A l'occasion de la récente visite du président Macron en Algérie, le Vieux Templier vous propose deux notes intitulées respectivement " Algérie 1962 : mémoire d'indifférence" et " France 2022 : le réalisme enfin ? "
La première note ci-dessous rapporte mon expérience de coopération technique dans l'Algérie des années 60 et la seconde à paraître est une réaction au récent voyage présidentiel en Algérie.
ALGERIE 1963.
J'étais un jeune diplômé récemment libéré de ses obligations militaires lorsque je débarquai en Algérie en 1963. Après avoir servi dans les services de l'Etat-major de l'Otan à Heidelberg je passai directement de la crise de Cuba aux convulsions post coloniales.
Mon intérêt pour l'Algérie était alimentaire et touristique. J'avais demandé à travailler pour le Ministère de la Coopération afin de toucher une prime au titre de la coopération et voir du pays, en l'occurrence connaitre la Kabylie et le grand sud algérien.
A Alger les pieds-noirs avaient été remplacés par des "pieds-rouges", fraichement diplômés eux aussi, et qui remplaçaient leur service militaire par un service de coopération. Ils croyaient faire la révolution socialiste et "grenouillaient" à Alger dans les administrations auprès de " chouaadas" ( martyres ou prétendus tels ) issus des maquis et qui ne savaient pas faire grand chose.
Mais à Constantine où je fus affecté il n'était pas question de révolution, les problèmes étaient très concrets comme celui de la protection du célèbre pont suspendu au-dessus des gorges du Rummel, et dont les câbles étaient régulièrement attaqués par des voleurs de métaux !
Mon séjour me permit de connaitre une région splendide mais encore dangereuse, en particulier lorsque Boumedienne liquida le maquis socialiste de Ben Bella dans les Aurès.
L'islamisme pointait déjà sous le socialisme de surface, je le fis remarquer à mes camarades qui ne me crurent pas. Contrairement à eux je n'avais pas d'illusions politiques, je n'étais pas venu faire la révolution mais toucher ma prime. En fait ces "pieds rouges" furent très déçus de leur expérience algérienne et certains d'entre eux allaient compenser leur désillusion en rejouant les damnés de la terre au théâtre de l'Odéon en 1968.

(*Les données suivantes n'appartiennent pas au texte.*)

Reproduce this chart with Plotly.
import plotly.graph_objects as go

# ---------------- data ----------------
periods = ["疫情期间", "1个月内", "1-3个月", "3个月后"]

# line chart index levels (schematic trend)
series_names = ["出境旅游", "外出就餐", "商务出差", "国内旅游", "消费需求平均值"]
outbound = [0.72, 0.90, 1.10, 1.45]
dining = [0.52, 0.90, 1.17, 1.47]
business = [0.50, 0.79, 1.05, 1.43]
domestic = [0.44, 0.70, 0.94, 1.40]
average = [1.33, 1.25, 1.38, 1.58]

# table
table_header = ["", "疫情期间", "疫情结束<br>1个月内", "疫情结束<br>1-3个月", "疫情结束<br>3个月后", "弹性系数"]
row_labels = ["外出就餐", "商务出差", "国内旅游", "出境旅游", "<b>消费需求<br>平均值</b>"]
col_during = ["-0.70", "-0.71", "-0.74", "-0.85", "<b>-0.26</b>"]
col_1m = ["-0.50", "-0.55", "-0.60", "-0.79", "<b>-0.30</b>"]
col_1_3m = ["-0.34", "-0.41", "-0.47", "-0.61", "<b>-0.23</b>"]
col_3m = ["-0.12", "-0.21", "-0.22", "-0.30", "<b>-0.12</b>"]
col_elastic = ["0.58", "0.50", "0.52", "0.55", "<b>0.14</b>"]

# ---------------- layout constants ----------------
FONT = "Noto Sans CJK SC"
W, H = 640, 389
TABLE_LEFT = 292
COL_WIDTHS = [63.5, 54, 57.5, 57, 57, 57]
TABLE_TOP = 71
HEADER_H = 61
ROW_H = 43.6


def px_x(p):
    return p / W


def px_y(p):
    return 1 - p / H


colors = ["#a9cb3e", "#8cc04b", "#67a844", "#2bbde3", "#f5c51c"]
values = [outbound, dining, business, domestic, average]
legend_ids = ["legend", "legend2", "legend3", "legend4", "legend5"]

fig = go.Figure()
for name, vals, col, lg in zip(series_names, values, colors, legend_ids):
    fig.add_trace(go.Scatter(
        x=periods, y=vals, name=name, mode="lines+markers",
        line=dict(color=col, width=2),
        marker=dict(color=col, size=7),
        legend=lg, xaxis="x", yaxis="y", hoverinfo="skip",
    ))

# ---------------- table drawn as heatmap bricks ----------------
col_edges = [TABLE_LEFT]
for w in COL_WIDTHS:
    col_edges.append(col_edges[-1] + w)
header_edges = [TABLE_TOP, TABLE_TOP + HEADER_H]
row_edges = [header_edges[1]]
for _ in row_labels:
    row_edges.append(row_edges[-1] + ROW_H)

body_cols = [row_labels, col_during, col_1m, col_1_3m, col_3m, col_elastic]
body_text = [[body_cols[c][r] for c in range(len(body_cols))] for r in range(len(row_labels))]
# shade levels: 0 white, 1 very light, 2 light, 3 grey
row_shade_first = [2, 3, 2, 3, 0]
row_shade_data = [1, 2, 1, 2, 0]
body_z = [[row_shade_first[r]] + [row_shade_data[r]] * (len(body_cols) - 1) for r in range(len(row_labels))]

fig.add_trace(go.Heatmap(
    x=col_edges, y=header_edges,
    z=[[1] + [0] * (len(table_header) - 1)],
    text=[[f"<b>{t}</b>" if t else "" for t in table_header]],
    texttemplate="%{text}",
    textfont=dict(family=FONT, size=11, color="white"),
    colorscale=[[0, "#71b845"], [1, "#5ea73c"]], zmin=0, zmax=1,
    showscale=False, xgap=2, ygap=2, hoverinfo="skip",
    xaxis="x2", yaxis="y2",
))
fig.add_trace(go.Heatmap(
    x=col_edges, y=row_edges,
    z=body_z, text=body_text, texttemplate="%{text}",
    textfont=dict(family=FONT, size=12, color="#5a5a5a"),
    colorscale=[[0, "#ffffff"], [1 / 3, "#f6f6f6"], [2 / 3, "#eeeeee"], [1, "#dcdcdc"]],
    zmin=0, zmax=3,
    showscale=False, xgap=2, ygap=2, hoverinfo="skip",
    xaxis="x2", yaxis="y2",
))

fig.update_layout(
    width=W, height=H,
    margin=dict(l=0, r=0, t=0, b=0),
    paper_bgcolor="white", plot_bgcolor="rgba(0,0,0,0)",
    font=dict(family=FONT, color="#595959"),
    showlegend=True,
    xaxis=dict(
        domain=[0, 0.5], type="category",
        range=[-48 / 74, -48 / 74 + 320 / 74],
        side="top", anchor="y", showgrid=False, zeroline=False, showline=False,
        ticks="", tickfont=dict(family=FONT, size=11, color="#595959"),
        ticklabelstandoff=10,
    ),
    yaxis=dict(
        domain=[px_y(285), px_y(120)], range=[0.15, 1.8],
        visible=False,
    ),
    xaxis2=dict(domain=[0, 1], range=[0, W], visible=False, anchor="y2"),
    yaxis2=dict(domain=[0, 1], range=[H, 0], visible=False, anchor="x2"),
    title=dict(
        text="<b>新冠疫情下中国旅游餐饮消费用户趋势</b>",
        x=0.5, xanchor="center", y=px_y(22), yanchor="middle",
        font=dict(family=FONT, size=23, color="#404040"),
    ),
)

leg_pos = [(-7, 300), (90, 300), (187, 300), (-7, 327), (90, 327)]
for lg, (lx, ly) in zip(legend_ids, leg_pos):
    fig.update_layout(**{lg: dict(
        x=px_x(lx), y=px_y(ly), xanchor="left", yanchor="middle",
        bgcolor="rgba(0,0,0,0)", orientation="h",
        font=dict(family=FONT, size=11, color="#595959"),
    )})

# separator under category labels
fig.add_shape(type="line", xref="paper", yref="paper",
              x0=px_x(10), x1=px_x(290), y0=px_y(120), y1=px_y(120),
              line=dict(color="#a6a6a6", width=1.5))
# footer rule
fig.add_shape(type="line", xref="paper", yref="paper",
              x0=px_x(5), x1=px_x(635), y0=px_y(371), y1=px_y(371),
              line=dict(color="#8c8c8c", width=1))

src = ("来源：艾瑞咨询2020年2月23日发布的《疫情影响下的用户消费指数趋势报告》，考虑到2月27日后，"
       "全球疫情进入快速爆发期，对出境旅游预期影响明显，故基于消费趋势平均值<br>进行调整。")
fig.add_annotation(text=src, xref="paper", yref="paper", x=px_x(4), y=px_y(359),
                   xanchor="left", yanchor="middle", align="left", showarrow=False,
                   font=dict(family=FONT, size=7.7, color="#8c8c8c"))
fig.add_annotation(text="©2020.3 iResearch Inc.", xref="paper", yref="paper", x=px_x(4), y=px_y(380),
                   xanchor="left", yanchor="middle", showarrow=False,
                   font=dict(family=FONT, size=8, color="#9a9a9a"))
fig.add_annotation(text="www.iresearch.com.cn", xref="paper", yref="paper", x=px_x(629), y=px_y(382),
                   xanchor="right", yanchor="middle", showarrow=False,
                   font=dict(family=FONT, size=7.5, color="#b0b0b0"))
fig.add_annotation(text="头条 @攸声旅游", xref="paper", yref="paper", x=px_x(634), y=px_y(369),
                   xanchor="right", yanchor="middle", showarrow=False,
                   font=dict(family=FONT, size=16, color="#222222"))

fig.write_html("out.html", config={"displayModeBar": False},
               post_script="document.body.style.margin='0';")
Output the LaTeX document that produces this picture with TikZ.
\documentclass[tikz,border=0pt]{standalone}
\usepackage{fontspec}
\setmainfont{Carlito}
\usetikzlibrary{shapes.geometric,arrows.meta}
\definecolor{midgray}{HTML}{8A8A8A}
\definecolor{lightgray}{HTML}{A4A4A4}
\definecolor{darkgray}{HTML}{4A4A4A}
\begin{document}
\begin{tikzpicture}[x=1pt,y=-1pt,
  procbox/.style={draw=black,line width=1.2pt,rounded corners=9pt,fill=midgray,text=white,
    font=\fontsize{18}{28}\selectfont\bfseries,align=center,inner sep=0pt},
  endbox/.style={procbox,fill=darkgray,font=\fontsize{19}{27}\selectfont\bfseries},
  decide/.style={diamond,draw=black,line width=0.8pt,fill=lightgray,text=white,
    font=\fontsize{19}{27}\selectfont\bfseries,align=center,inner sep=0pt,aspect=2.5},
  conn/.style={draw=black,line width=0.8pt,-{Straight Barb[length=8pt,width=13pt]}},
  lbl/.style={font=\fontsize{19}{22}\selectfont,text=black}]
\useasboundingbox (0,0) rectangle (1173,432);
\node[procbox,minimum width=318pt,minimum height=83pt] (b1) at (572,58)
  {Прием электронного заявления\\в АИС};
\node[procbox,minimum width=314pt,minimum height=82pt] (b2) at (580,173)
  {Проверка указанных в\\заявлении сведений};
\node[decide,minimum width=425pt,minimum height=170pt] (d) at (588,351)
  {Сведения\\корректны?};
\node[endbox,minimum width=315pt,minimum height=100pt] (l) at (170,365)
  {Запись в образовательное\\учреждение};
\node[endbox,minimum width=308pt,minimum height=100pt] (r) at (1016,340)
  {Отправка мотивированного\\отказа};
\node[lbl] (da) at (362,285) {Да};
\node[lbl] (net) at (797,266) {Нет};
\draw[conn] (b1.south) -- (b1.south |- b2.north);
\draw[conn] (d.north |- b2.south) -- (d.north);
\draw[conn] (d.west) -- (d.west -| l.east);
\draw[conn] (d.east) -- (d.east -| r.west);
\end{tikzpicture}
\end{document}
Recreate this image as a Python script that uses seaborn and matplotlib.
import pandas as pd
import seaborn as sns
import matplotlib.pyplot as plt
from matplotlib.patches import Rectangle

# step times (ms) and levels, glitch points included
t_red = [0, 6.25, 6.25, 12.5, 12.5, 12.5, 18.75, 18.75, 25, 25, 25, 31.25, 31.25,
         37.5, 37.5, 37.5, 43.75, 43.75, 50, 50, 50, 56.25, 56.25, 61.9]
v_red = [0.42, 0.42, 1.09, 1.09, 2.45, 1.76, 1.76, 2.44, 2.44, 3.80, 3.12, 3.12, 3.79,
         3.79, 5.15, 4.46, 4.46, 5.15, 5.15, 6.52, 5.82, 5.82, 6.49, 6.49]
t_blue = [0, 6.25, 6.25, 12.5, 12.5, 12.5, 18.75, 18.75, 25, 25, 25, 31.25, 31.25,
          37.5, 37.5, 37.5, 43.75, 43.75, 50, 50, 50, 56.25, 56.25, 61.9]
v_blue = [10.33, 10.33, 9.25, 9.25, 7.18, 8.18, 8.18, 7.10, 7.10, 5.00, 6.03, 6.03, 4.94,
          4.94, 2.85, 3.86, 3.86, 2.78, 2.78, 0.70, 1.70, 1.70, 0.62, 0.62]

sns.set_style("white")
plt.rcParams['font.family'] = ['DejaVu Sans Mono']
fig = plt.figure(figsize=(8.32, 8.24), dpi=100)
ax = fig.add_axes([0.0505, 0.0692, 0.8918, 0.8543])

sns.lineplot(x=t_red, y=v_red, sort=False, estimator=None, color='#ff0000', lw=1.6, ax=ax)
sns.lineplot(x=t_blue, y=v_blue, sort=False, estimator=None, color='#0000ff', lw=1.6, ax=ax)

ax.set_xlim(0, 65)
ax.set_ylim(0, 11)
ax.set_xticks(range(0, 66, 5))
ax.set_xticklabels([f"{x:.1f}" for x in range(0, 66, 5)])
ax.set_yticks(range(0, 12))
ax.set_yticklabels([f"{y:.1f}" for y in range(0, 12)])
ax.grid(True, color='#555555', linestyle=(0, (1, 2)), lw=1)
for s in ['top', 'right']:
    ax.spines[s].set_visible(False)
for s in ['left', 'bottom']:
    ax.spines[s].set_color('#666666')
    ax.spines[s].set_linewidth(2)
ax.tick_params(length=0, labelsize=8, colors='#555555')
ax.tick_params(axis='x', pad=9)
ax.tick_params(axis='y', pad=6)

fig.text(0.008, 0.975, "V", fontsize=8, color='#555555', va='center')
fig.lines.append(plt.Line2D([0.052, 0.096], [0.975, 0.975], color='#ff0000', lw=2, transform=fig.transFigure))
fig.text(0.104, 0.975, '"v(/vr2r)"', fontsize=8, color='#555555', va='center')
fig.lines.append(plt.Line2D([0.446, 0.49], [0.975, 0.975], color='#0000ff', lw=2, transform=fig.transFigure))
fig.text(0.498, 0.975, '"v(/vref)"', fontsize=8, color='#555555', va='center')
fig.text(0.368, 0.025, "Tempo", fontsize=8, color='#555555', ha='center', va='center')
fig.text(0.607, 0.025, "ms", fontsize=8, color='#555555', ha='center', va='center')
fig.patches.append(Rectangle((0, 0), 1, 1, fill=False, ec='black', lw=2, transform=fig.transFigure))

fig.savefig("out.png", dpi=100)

J'étais politiquement et humainement indifférent me considérant comme un touriste utile. J'étais prudent envers les Algériens, trop souvent imprévisibles, voire schizophrènes dans leur rapport à la France, et je ne partageais ni le racisme des pieds-noirs, ni l' aveuglement idéologique des " pieds-rouges". J'étais venu pour la prime qui me permit d'acheter ma première voiture détaxée, une 4 L avec laquelle je parcourus la Kabylie et poussai jusque dans le grand sud.
Je me souviens encore avec émerveillement du passage de l'opéra de Pékin à Constantine. Malgré la propagande politique du spectacle, je n'ai jamais revu pareille perfection chorégraphique. Autre souvenir, la peur des Constantinois de se faire "bulgariser" à l'hôpital de Constantine. Les excellents médecins français avaient été remplacés pour la plupart par des "médecins" bulgares formés en trois ans; cela avait des conséquences sur la qualité des soins et des diagnostics.
Ayant touché ma prime et acheté ma 4L, je rentrai en France sans regrets mais content d'avoir vécu un basculement historique passionnant et fait de belles photos Je ne suis jamais retourné en Algérie et je ne suis pas sûr d'en avoir envie.
Ma jeunesse aussi m'est indifférente.